TASK DETAILS → Repeat the material verbatim and drop the pictures.

SOURCE DATA →

-- START --

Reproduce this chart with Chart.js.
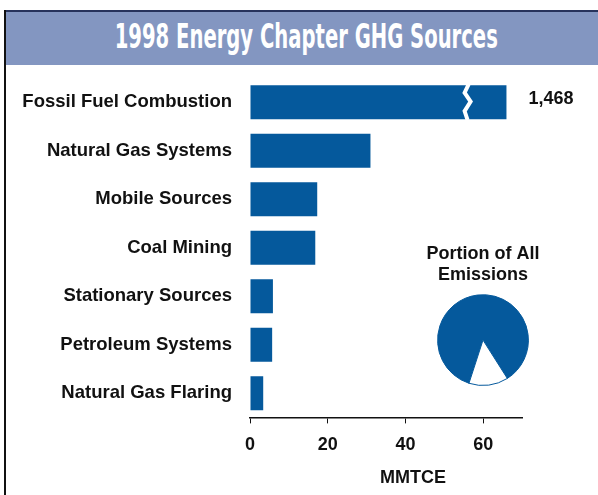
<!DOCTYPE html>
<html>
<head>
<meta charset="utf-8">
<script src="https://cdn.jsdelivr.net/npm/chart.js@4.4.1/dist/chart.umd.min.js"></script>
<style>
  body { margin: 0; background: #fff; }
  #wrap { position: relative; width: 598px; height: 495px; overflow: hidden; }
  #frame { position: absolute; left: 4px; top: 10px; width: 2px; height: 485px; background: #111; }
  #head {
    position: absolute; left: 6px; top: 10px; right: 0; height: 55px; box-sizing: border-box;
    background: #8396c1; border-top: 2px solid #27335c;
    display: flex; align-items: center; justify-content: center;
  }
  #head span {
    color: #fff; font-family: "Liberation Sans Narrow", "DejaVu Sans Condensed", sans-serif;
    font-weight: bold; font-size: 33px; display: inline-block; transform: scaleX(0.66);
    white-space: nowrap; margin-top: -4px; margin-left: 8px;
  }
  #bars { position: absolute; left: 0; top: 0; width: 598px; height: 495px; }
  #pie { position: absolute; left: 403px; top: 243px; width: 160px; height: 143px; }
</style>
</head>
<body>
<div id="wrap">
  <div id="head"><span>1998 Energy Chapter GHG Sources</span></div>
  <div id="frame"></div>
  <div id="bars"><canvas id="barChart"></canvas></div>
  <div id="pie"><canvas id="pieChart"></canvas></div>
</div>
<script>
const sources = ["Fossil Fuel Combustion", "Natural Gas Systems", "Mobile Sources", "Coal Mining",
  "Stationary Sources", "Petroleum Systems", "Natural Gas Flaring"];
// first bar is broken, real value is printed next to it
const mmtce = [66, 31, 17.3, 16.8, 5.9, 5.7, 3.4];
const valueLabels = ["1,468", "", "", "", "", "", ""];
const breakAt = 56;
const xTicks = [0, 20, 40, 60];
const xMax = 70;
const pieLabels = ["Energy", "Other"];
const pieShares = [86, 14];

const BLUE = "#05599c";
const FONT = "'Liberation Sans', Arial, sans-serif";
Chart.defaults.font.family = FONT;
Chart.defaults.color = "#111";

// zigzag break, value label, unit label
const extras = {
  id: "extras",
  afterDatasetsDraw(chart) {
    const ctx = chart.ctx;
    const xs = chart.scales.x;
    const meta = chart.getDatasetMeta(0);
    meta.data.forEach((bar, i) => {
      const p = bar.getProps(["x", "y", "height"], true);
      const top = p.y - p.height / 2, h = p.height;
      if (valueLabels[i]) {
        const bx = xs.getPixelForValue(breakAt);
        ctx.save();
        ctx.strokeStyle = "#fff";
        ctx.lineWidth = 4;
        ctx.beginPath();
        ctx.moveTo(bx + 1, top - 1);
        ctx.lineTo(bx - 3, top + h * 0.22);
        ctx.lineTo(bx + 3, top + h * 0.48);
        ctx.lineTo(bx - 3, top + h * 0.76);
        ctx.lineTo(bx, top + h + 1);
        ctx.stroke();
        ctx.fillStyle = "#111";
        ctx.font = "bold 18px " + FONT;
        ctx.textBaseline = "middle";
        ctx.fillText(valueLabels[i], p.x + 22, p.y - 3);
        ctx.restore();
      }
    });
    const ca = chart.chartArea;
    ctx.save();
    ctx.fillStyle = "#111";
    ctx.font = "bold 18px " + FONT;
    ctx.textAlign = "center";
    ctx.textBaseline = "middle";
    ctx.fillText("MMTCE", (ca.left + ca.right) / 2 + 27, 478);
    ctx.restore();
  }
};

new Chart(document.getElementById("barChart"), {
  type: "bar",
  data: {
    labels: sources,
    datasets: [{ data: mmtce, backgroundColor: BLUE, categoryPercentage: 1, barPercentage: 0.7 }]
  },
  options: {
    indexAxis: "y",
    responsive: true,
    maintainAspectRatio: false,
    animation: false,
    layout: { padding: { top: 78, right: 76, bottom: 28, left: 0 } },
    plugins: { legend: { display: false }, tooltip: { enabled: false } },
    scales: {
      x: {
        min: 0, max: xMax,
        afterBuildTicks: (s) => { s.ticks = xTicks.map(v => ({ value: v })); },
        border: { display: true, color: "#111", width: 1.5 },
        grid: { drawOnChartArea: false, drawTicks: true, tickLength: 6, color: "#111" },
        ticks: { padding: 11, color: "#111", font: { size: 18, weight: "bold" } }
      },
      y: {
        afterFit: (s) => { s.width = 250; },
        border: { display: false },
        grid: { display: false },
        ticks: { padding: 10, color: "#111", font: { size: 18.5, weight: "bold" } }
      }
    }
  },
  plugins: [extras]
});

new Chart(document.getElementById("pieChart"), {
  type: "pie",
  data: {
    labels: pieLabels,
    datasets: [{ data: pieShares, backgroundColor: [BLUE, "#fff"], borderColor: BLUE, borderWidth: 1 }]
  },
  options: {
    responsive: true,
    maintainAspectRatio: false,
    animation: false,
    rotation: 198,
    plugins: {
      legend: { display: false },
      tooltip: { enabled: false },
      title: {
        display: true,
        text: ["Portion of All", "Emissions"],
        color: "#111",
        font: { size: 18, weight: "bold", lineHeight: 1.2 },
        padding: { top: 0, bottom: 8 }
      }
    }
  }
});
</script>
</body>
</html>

-- END --

REPLY TO THE EXERCISE →
Reproduce this chart with Chart.js.
<!DOCTYPE html>
<html>
<head>
<meta charset="utf-8">
<script src="https://cdn.jsdelivr.net/npm/chart.js@4.4.1/dist/chart.umd.min.js"></script>
<style>
  body { margin: 0; background: #fff; }
  #wrap { position: relative; width: 598px; height: 495px; overflow: hidden; }
  #frame { position: absolute; left: 4px; top: 10px; width: 2px; height: 485px; background: #111; }
  #head {
    position: absolute; left: 6px; top: 10px; right: 0; height: 55px; box-sizing: border-box;
    background: #8396c1; border-top: 2px solid #27335c;
    display: flex; align-items: center; justify-content: center;
  }
  #head span {
    color: #fff; font-family: "Liberation Sans Narrow", "DejaVu Sans Condensed", sans-serif;
    font-weight: bold; font-size: 33px; display: inline-block; transform: scaleX(0.66);
    white-space: nowrap; margin-top: -4px; margin-left: 8px;
  }
  #bars { position: absolute; left: 0; top: 0; width: 598px; height: 495px; }
  #pie { position: absolute; left: 403px; top: 243px; width: 160px; height: 143px; }
</style>
</head>
<body>
<div id="wrap">
  <div id="head"><span>1998 Energy Chapter GHG Sources</span></div>
  <div id="frame"></div>
  <div id="bars"><canvas id="barChart"></canvas></div>
  <div id="pie"><canvas id="pieChart"></canvas></div>
</div>
<script>
const sources = ["Fossil Fuel Combustion", "Natural Gas Systems", "Mobile Sources", "Coal Mining",
  "Stationary Sources", "Petroleum Systems", "Natural Gas Flaring"];
// first bar is broken, real value is printed next to it
const mmtce = [66, 31, 17.3, 16.8, 5.9, 5.7, 3.4];
const valueLabels = ["1,468", "", "", "", "", "", ""];
const breakAt = 56;
const xTicks = [0, 20, 40, 60];
const xMax = 70;
const pieLabels = ["Energy", "Other"];
const pieShares = [86, 14];

const BLUE = "#05599c";
const FONT = "'Liberation Sans', Arial, sans-serif";
Chart.defaults.font.family = FONT;
Chart.defaults.color = "#111";

// zigzag break, value label, unit label
const extras = {
  id: "extras",
  afterDatasetsDraw(chart) {
    const ctx = chart.ctx;
    const xs = chart.scales.x;
    const meta = chart.getDatasetMeta(0);
    meta.data.forEach((bar, i) => {
      const p = bar.getProps(["x", "y", "height"], true);
      const top = p.y - p.height / 2, h = p.height;
      if (valueLabels[i]) {
        const bx = xs.getPixelForValue(breakAt);
        ctx.save();
        ctx.strokeStyle = "#fff";
        ctx.lineWidth = 4;
        ctx.beginPath();
        ctx.moveTo(bx + 1, top - 1);
        ctx.lineTo(bx - 3, top + h * 0.22);
        ctx.lineTo(bx + 3, top + h * 0.48);
        ctx.lineTo(bx - 3, top + h * 0.76);
        ctx.lineTo(bx, top + h + 1);
        ctx.stroke();
        ctx.fillStyle = "#111";
        ctx.font = "bold 18px " + FONT;
        ctx.textBaseline = "middle";
        ctx.fillText(valueLabels[i], p.x + 22, p.y - 3);
        ctx.restore();
      }
    });
    const ca = chart.chartArea;
    ctx.save();
    ctx.fillStyle = "#111";
    ctx.font = "bold 18px " + FONT;
    ctx.textAlign = "center";
    ctx.textBaseline = "middle";
    ctx.fillText("MMTCE", (ca.left + ca.right) / 2 + 27, 478);
    ctx.restore();
  }
};

new Chart(document.getElementById("barChart"), {
  type: "bar",
  data: {
    labels: sources,
    datasets: [{ data: mmtce, backgroundColor: BLUE, categoryPercentage: 1, barPercentage: 0.7 }]
  },
  options: {
    indexAxis: "y",
    responsive: true,
    maintainAspectRatio: false,
    animation: false,
    layout: { padding: { top: 78, right: 76, bottom: 28, left: 0 } },
    plugins: { legend: { display: false }, tooltip: { enabled: false } },
    scales: {
      x: {
        min: 0, max: xMax,
        afterBuildTicks: (s) => { s.ticks = xTicks.map(v => ({ value: v })); },
        border: { display: true, color: "#111", width: 1.5 },
        grid: { drawOnChartArea: false, drawTicks: true, tickLength: 6, color: "#111" },
        ticks: { padding: 11, color: "#111", font: { size: 18, weight: "bold" } }
      },
      y: {
        afterFit: (s) => { s.width = 250; },
        border: { display: false },
        grid: { display: false },
        ticks: { padding: 10, color: "#111", font: { size: 18.5, weight: "bold" } }
      }
    }
  },
  plugins: [extras]
});

new Chart(document.getElementById("pieChart"), {
  type: "pie",
  data: {
    labels: pieLabels,
    datasets: [{ data: pieShares, backgroundColor: [BLUE, "#fff"], borderColor: BLUE, borderWidth: 1 }]
  },
  options: {
    responsive: true,
    maintainAspectRatio: false,
    animation: false,
    rotation: 198,
    plugins: {
      legend: { display: false },
      tooltip: { enabled: false },
      title: {
        display: true,
        text: ["Portion of All", "Emissions"],
        color: "#111",
        font: { size: 18, weight: "bold", lineHeight: 1.2 },
        padding: { top: 0, bottom: 8 }
      }
    }
  }
});
</script>
</body>
</html>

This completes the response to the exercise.